What’s Bohnet’s advice to people who want to help produce change at work, but they don’t have the advantage of position or title?

“Start with what you can impact,” she says. “Perhaps, the art up on your walls, the content on your webpage, a meeting, a product, for example, an algorithm or personal protective equipment, PPE. Many of us learned during Covid that PPE was not made for all body types and sizes. And talk to your boss, HR or an ombudsperson when you detect unfairness, say in the treatment of junior colleagues, the support people get to succeed or the allocation of work that does not advance a career—think note-taking and the like.”

In Bohnet’s view, how does the concept of fairness relate to the concept of meritocracy?
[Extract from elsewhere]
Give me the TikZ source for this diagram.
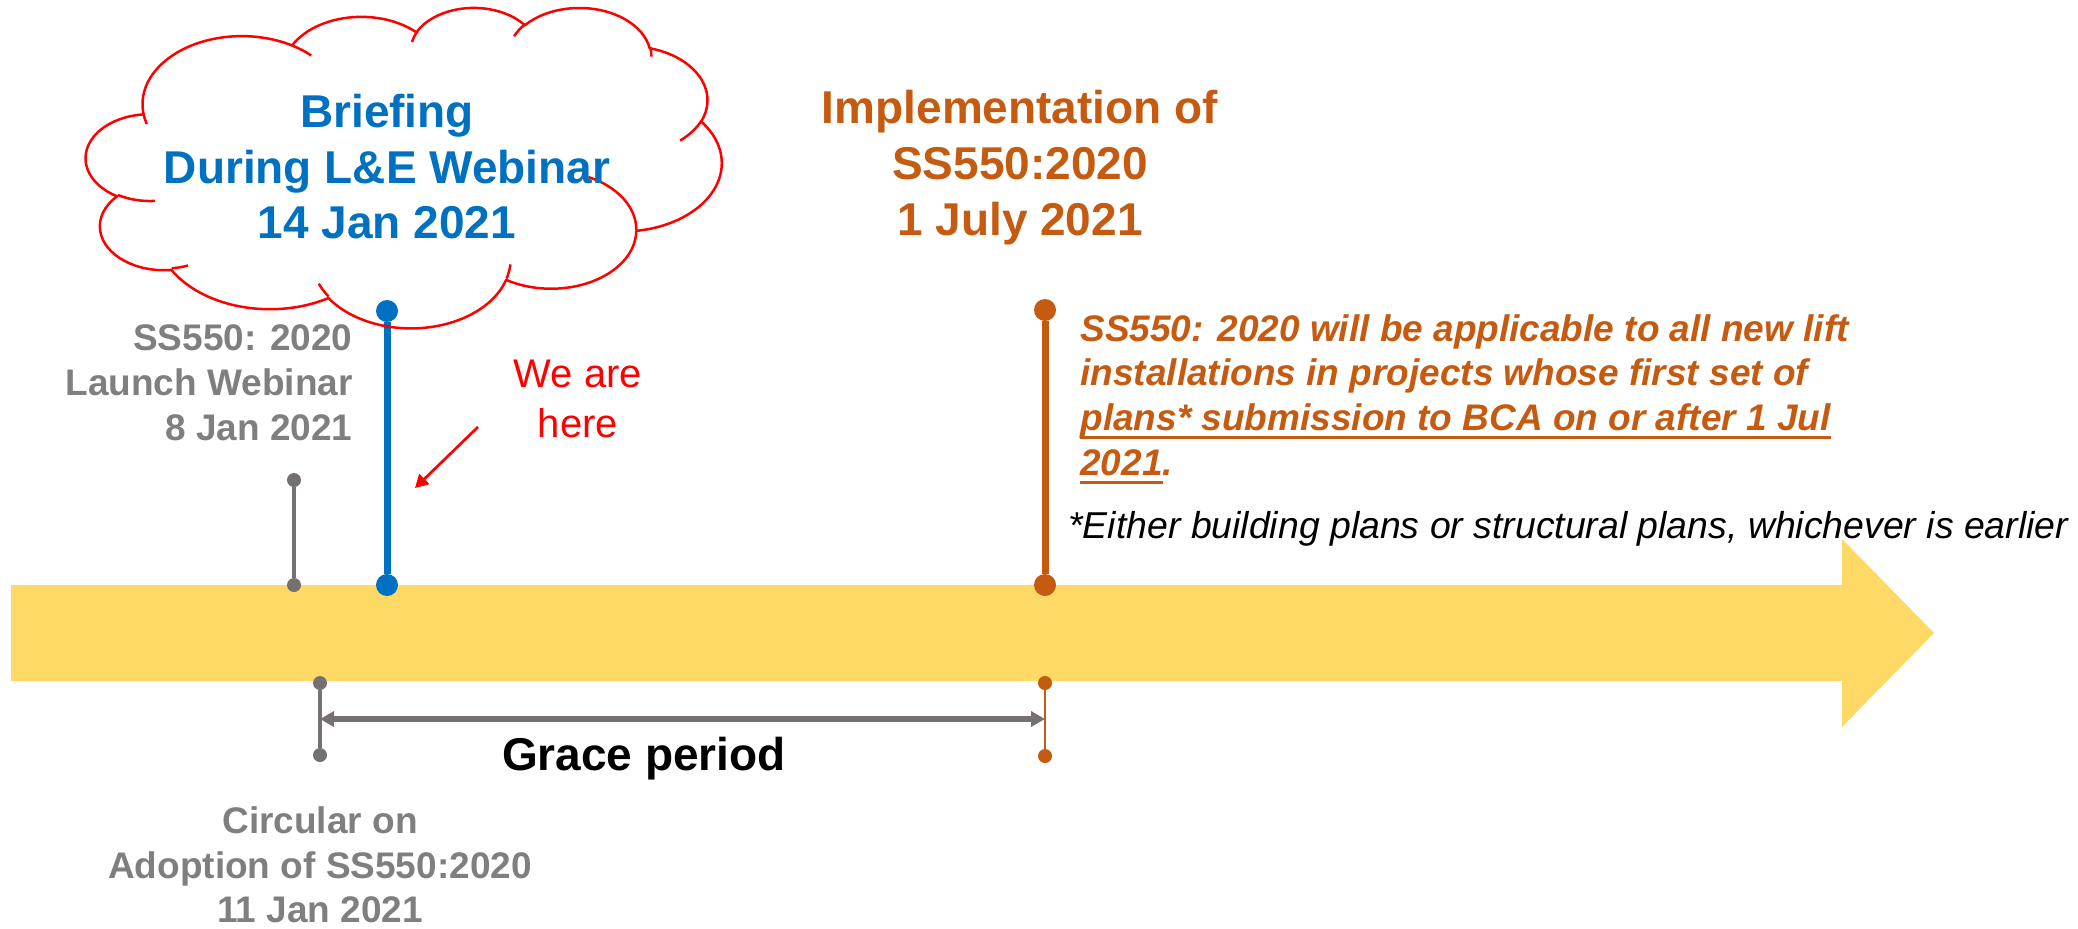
\documentclass[tikz,border=0pt]{standalone}
\usepackage{fontspec}
\setmainfont{Liberation Sans}
\usetikzlibrary{arrows.meta}
\definecolor{tlyellow}{HTML}{FFD966}
\definecolor{tlblue}{HTML}{0070C0}
\definecolor{tlorange}{HTML}{C55A11}
\definecolor{tlgrayline}{HTML}{767171}
\definecolor{tlgraytext}{HTML}{7F7F7F}
\newsavebox\ulbox
\newcommand\ulx[1]{\sbox\ulbox{#1}\rlap{\raisebox{-4.25pt}{\rule{\wd\ulbox}{1.5pt}}}\usebox\ulbox}
% OOXML arcTo -> TikZ arc (cloud shape 636 x 320 px, 1px = 0.5pt)
\newcommand\clprep[5]{%
  \pgfmathsetmacro\cloudtmpa{atan2((#2)*sin(#4),(#3)*cos(#4))}%
  \pgfmathsetmacro\cloudtmpb{atan2((#2)*sin((#4)+(#5)),(#3)*cos((#4)+(#5)))}%
  \pgfmathsetmacro\cloudtmpd{mod(\cloudtmpb-(\cloudtmpa)+720,360)}%
  \pgfmathsetmacro\cloudtmps{0-(\cloudtmpa)}%
  \pgfmathsetmacro\cloudtmpe{0-(\cloudtmpd)}%
  \pgfmathsetmacro\cloudtmpx{(#2)*0.00736111}%
  \pgfmathsetmacro\cloudtmpy{(#3)*0.0037037}%
  \expandafter\xdef\csname clrx#1\endcsname{\cloudtmpx pt}%
  \expandafter\xdef\csname clry#1\endcsname{\cloudtmpy pt}%
  \expandafter\xdef\csname clst#1\endcsname{\cloudtmps}%
  \expandafter\xdef\csname cld#1\endcsname{\cloudtmpe}%
}
\newcommand\clarc[1]{arc[x radius=\csname clrx#1\endcsname, y radius=\csname clry#1\endcsname, start angle=\csname clst#1\endcsname, delta angle=\csname cld#1\endcsname]}
\begin{document}
\begin{tikzpicture}[x=0.5pt,y=-0.5pt,
  timeline/.style={fill=tlyellow},
  cloudline/.style={draw=red, line width=1.25pt, line join=round},
  cloudhook/.style={draw=red, line width=1.25pt},
  txt/.style={inner sep=0pt, anchor=base},
  bigb/.style={font=\fontsize{23}{28}\selectfont\bfseries},
  midb/.style={font=\fontsize{18.5}{22.5}\selectfont\bfseries},
  parab/.style={font=\fontsize{18.5}{22.5}\selectfont\bfseries\itshape, text=tlorange, anchor=base west},
  bdot/.style={circle, fill=tlblue, inner sep=0pt, minimum size=11pt},
  odot/.style={circle, fill=tlorange, inner sep=0pt, minimum size=11pt},
  osdot/.style={circle, fill=tlorange, inner sep=0pt, minimum size=7pt},
  gdot/.style={circle, fill=tlgrayline, inner sep=0pt, minimum size=7pt},
  bluepin/.style={draw=tlblue, line width=3.5pt},
  orangepin/.style={draw=tlorange, line width=3.5pt},
  orangethin/.style={draw=tlorange, line width=1.2pt},
  graypin/.style={draw=tlgrayline, line width=2pt},
  grace/.style={draw=tlgrayline, line width=2.75pt, {Triangle[length=7pt,width=7.5pt]}-{Triangle[length=7pt,width=7.5pt]}},
  redarrow/.style={draw=red, line width=1.35pt, -{Triangle[length=6.5pt,width=7pt]}}
]
\useasboundingbox (0,0) rectangle (2078,928);

% timeline arrow
\fill[timeline] (11,585) -- (1842,585) -- (1842,539) -- (1934,633) -- (1842,727) -- (1842,681) -- (11,681) -- cycle;

% pins above the timeline
\node[gdot] (g1t) at (294,480) {};
\node[gdot] (g1b) at (294,585) {};
\draw[graypin] (g1t) -- (g1b);
\node[bdot] (bt) at (387,311) {};
\node[bdot] (bb) at (387,585) {};
\draw[bluepin] (bt) -- (bb);
\node[odot] (ot) at (1045,310) {};
\node[odot] (ob) at (1045,585) {};
\draw[orangepin] (ot) -- (ob);

% cloud (outline only, over the blue pin)
\clprep{A}{6753}{9190}{-190.4875}{123.7805}
\clprep{B}{5333}{7267}{-144.1024}{89.9452}
\clprep{C}{4365}{5945}{-145.8079}{99.7230}
\clprep{D}{4857}{6595}{-130.9861}{117.2417}
\clprep{E}{5333}{7273}{-78.7089}{109.0269}
\clprep{F}{6775}{9220}{-46.2673}{130.2690}
\clprep{G}{5785}{7867}{0.6250}{114.0333}
\clprep{H}{6752}{9215}{22.4516}{115.1726}
\clprep{I}{7720}{10543}{66.2426}{75.7110}
\clprep{J}{4360}{5918}{-274.9421}{146.7356}
\clprep{K}{4345}{5945}{-246.8285}{152.5189}
\clprep{L}{4345}{5945}{86.7420}{26.4295}
\clprep{M}{4360}{5918}{73.6105}{11.4475}
\clprep{N}{6752}{9215}{137.6242}{14.0811}
\clprep{O}{6752}{9215}{6.4533}{15.9984}
\clprep{P}{5785}{7867}{-70.2924}{70.9174}
\clprep{Q}{5333}{7273}{30.3180}{27.7515}
\clprep{R}{4857}{6595}{-13.7443}{14.8589}
\clprep{S}{4857}{6595}{-149.1815}{18.1954}
\clprep{T}{4365}{5945}{-163.4943}{17.6864}
\clprep{U}{6753}{9190}{-66.7070}{12.3194}
\clprep{V}{6753}{9190}{157.6544}{11.8582}
\draw[cloudline] (143.42,113.44) \clarc{A} \clarc{B} \clarc{C} \clarc{D} \clarc{E} \clarc{F} \clarc{G} \clarc{H} \clarc{I} \clarc{J} \clarc{K} -- cycle;
\draw[cloudhook] (155.09,200.90) \clarc{L} (187.99,265.51) \clarc{M} (328.59,296.56) \clarc{N} (510.40,264.41) \clarc{O} (588.46,177.03) \clarc{P} (701.36,120.73) \clarc{Q} (650.21,47.19) \clarc{R} (514.09,36.27) \clarc{S} (411.96,41.96) \clarc{T} (292.11,45.46) \clarc{U} (146.76,123.96) \clarc{V};

% cloud text
\node[txt, bigb, text=tlblue] (brief1) at (387,127) {Briefing};
\node[txt, bigb, text=tlblue] (brief2) at (387,183) {During L\&E Webinar};
\node[txt, bigb, text=tlblue] (brief3) at (387,238) {14 Jan 2021};

% implementation heading
\node[txt, bigb, text=tlorange] (impl1) at (1020,123) {Implementation of};
\node[txt, bigb, text=tlorange] (impl2) at (1020,179) {SS550:2020};
\node[txt, bigb, text=tlorange] (impl3) at (1020,235) {1 July 2021};

% launch webinar label
\node[txt, midb, text=tlgraytext, anchor=base east] (launch1) at (353,350) {SS550: 2020};
\node[txt, midb, text=tlgraytext, anchor=base east] (launch2) at (353,395) {Launch Webinar};
\node[txt, midb, text=tlgraytext, anchor=base east] (launch3) at (353,440) {8 Jan 2021};

% we are here
\node[txt, font=\fontsize{20}{25}\selectfont, text=red] (here1) at (578,387) {We are};
\node[txt, font=\fontsize{20}{25}\selectfont, text=red] (here2) at (578,437) {here};
\coordinate (ra) at (478,427);
\coordinate (rb) at (415,488);
\draw[redarrow] (ra) -- (rb);

% applicability paragraph
\node[txt, parab] (para1) at (1080,341) {SS550: 2020 will be applicable to all new lift};
\node[txt, parab] (para2) at (1080,385) {installations in projects whose first set of};
\node[txt, parab] (para3) at (1080,430) {\ulx{plans* submission to BCA on or after 1 Jul}};
\node[txt, parab] (para4) at (1080,475) {\ulx{2021}.};
\node[txt, font=\fontsize{18.7}{22.5}\selectfont\itshape, anchor=base west] (foot) at (1068,538) {*Either building plans or structural plans, whichever is earlier};

% pins below the timeline
\node[gdot] (g2t) at (320,683) {};
\node[gdot] (g2b) at (320,755) {};
\draw[graypin] (g2t) -- (g2b);
\node[osdot] (o2t) at (1045,683) {};
\node[osdot] (o2b) at (1045,756) {};
\draw[orangethin] (o2t) -- (o2b);

% grace period
\coordinate (gl) at (320,719);
\coordinate (gr) at (1045,719);
\draw[grace] (gl) -- (gr);
\node[txt, bigb] (gracetxt) at (644,770) {Grace period};

% circular label
\node[txt, midb, text=tlgraytext] (circ1) at (320,833) {Circular on};
\node[txt, midb, text=tlgraytext] (circ2) at (320,878) {Adoption of SS550:2020};
\node[txt, midb, text=tlgraytext] (circ3) at (320,922) {11 Jan 2021};
\end{tikzpicture}
\end{document}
“Without fairness, there is no meritocracy,” she says. “According to the Merriam Webster dictionary, a meritocracy is, and I quote, ‘a system, organization, or society in which people are chosen and moved into positions of success, power, and influence on the basis of their demonstrated abilities and merit.’ I fear literally thousands of studies show that this is not the world we live in. So, let’s level the playing field first.”
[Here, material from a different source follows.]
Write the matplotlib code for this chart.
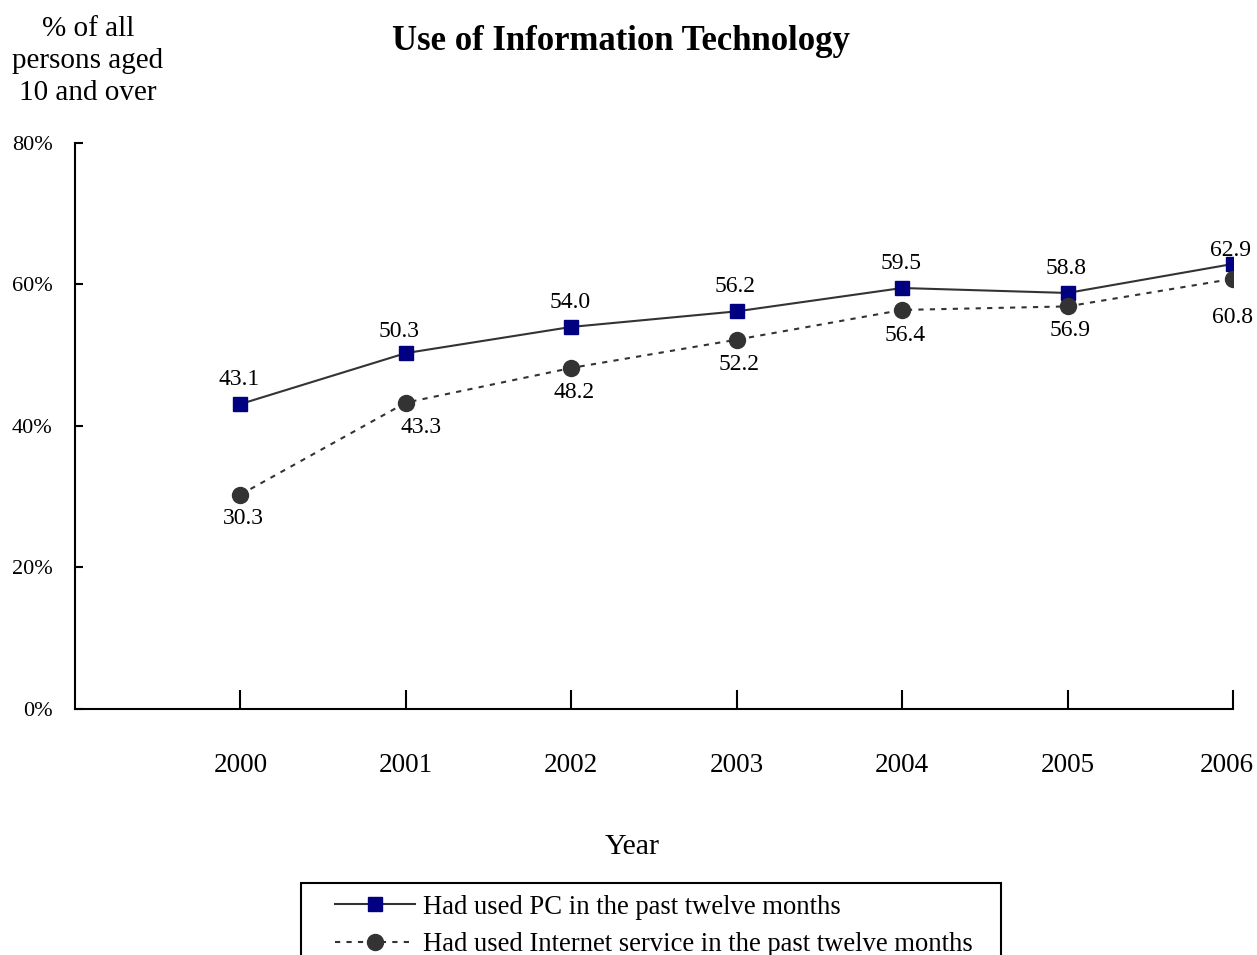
import matplotlib.pyplot as plt
from matplotlib.patches import Rectangle
from matplotlib.ticker import FuncFormatter
from matplotlib.transforms import ScaledTranslation

plt.rcParams['font.family'] = ['Liberation Serif', 'DejaVu Serif']

years = [2000, 2001, 2002, 2003, 2004, 2005, 2006]
pc_use = [43.1, 50.3, 54.0, 56.2, 59.5, 58.8, 62.9]
internet_use = [30.3, 43.3, 48.2, 52.2, 56.4, 56.9, 60.8]
y_ticks = [0, 20, 40, 60, 80]

fig = plt.figure(figsize=(12.57, 9.55), dpi=100)
ax = fig.add_axes([0.0597, 0.2576, 0.9212, 0.5927])

# Lines and markers
ax.plot(years, pc_use, color='#333333', linewidth=1.5, marker='s', markersize=10,
        markerfacecolor='#000080', markeredgecolor='#000080',
        label='Had used PC in the past twelve months', zorder=3)
ax.plot(years, internet_use, color='#333333', linewidth=1.5, linestyle=(0, (2.5, 3)),
        marker='o', markersize=11.5, markerfacecolor='#333333', markeredgecolor='#333333',
        label='Had used Internet service in the past twelve months', zorder=3)

# Data labels (label offsets in points, tweaked where the series get close)
for x, v in zip(years, pc_use):
    dx = {2001: -5, 2006: -2}.get(x, -1)
    dy = {2006: 2, 2001: 8}.get(x, 10)
    ax.annotate(f'{v:.1f}', (x, v), xytext=(dx, dy),
                textcoords='offset points', ha='center', va='bottom', fontsize=17)
for x, v in zip(years, internet_use):
    dx = {2001: 11, 2006: 0}.get(x, 2)
    dy = {2006: -20, 2004: -11}.get(x, -10)
    ax.annotate(f'{v:.1f}', (x, v), xytext=(dx, dy),
                textcoords='offset points', ha='center', va='top', fontsize=17)

# Axes
ax.set_xlim(1999, 2006)
ax.set_ylim(0, 80)
ax.set_xticks(years)
ax.set_yticks(y_ticks)
ax.yaxis.set_major_formatter(FuncFormatter(lambda v, p: f'{v:.0f}%'))
ax.tick_params(axis='x', direction='in', length=14, width=1.5, labelsize=19.5, pad=32)
ax.tick_params(axis='y', direction='in', length=6, width=1.5, labelsize=16, pad=16)
last = ax.get_xticklabels()[-1]
last.set_transform(last.get_transform() + ScaledTranslation(-6 / 100, 0, fig.dpi_scale_trans))

ax.spines['right'].set_visible(False)
ax.spines['top'].set_visible(False)
ax.spines['left'].set_linewidth(1.5)
ax.spines['bottom'].set_linewidth(1.5)

# Titles
fig.text(0.494, 0.957, 'Use of Information Technology', ha='center', va='center',
         fontsize=25, fontweight='bold')
fig.text(0.07, 0.936, '% of all\npersons aged\n10 and over', ha='center', va='center',
         fontsize=21, linespacing=1.3)
fig.text(0.503, 0.113, 'Year', ha='center', va='center', fontsize=21.5)

# Legend (frame drawn separately so it can run off the bottom edge)
leg = fig.legend(loc='upper left', bbox_to_anchor=(0.2665, 0.0632), fontsize=19.2,
                 frameon=False, handlelength=3.0, borderpad=0, borderaxespad=0,
                 labelspacing=0.47, handletextpad=0.3)
fig.patches.append(Rectangle((0.2395, -0.05), 0.5569, 0.1254, transform=fig.transFigure,
                             fill=False, edgecolor='black', linewidth=1.5))

fig.savefig('out.png', dpi=100)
What can leaders do to advance genuine fairness in the workplace without coming across as social engineers or ideology cops?

“We have to realize that all processes in our organizations are ‘engineered,’” Bohnet says. “Take the résumé. Research suggests that much of what we include in our résumés is not predictive of future performance. Is it social engineering when we redesign the résumé or base hiring decisions on more predictive factors such as work sample tests that assess the skills and competencies people have? Is ‘virtual first’ social engineering, just because we give those often overlooked a voice and as such increase our collective intelligence?”

Fairness, Bohnet says, is not a program. “It’s a way of doing things.”